Reported May 20, 2010
(Reuters Health) – One of the first symptoms of pancreatic cancer — often noticed even years before diagnosis — is indigestion. A new study suggests that these timely tummy troubles may be enough to explain away previous links made between a high carbohydrate diet and an increased risk of the disease.
“We started out just aiming to replicate other studies that looked at the association between carbohydrates and pancreatic cancer,” Rachael Stolzenberg-Solomon, from the National Cancer Institute, Bethesda, Maryland and an investigator on the new study, told Reuters Health. “But it turned out to be something more interesting.”
It also turned out to be more complicated.
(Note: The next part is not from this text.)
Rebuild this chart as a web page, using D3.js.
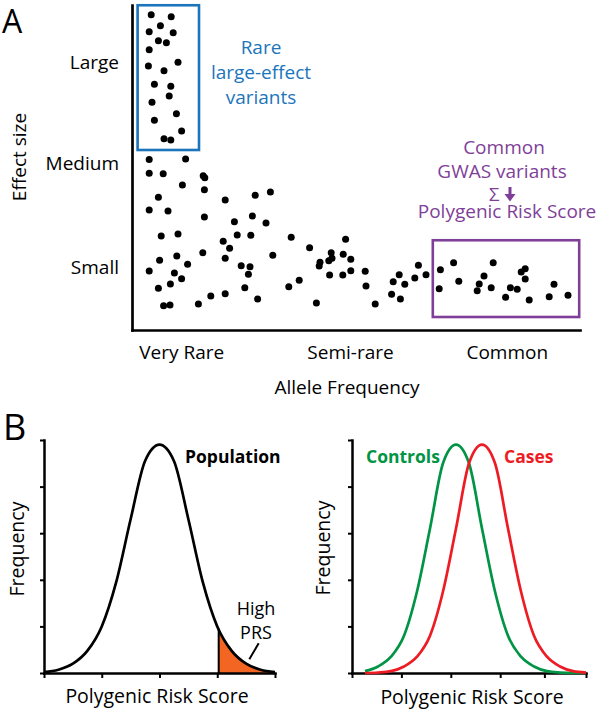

Like many of the prior studies, Stolzenberg-Solomon and her colleagues did initially find evidence of a link between a high carbohydrate diet and pancreatic cancer among more than 100,000 older men and women. The top 10 percent of the participants in rankings of carbohydrate consumption had an almost 50 percent greater risk of the cancer than the bottom 10 percent, the investigators report in the American Journal of Epidemiology.
It’s important to note, however, that even with this increase in pancreatic cancer risk, the risk remained extremely low. Pancreatic cancer is rare: less than one-quarter of 1 percent of all participants were diagnosed over about a 7-year study period.
But what got the researchers’ attention was how this apparent increase in risk was limited to carbohydrate consumers followed fewer than 4 years.
The researchers only collected information on food intake at the start of the study. And follow-up ended when a cancer diagnosis was made. So those participants diagnosed early on, explained Stolzenberg-Solomon, may have already been suffering cancer-related indigestion when they filled out the dietary questionnaire.
Further, since fatty foods can exacerbate indigestion, they may have replaced some of the fat in their diet with more easily digestible carbohydrates. Stolzenberg-Solomon recalled that a fat-carbohydrate swap was common among the pancreatic cancer patients she saw during her previous work as a dietitian.
In other words, carbohydrate intake may be a consequence rather than a cause of pancreatic cancer.
“It’s all very complex,” noted Stolzenberg-Solomon. “But it’s one possible explanation for this change in risk between 3 and 4 years.”
The finding could shed light on inconsistent results from previous studies that may not have been as careful or detailed in their data collection, Kristin Anderson, of the University of Minnesota and a co-author on other recent pancreatic cancer studies, told Reuters Health in an email: “You can’t try to understand a puzzle by looking at one piece.”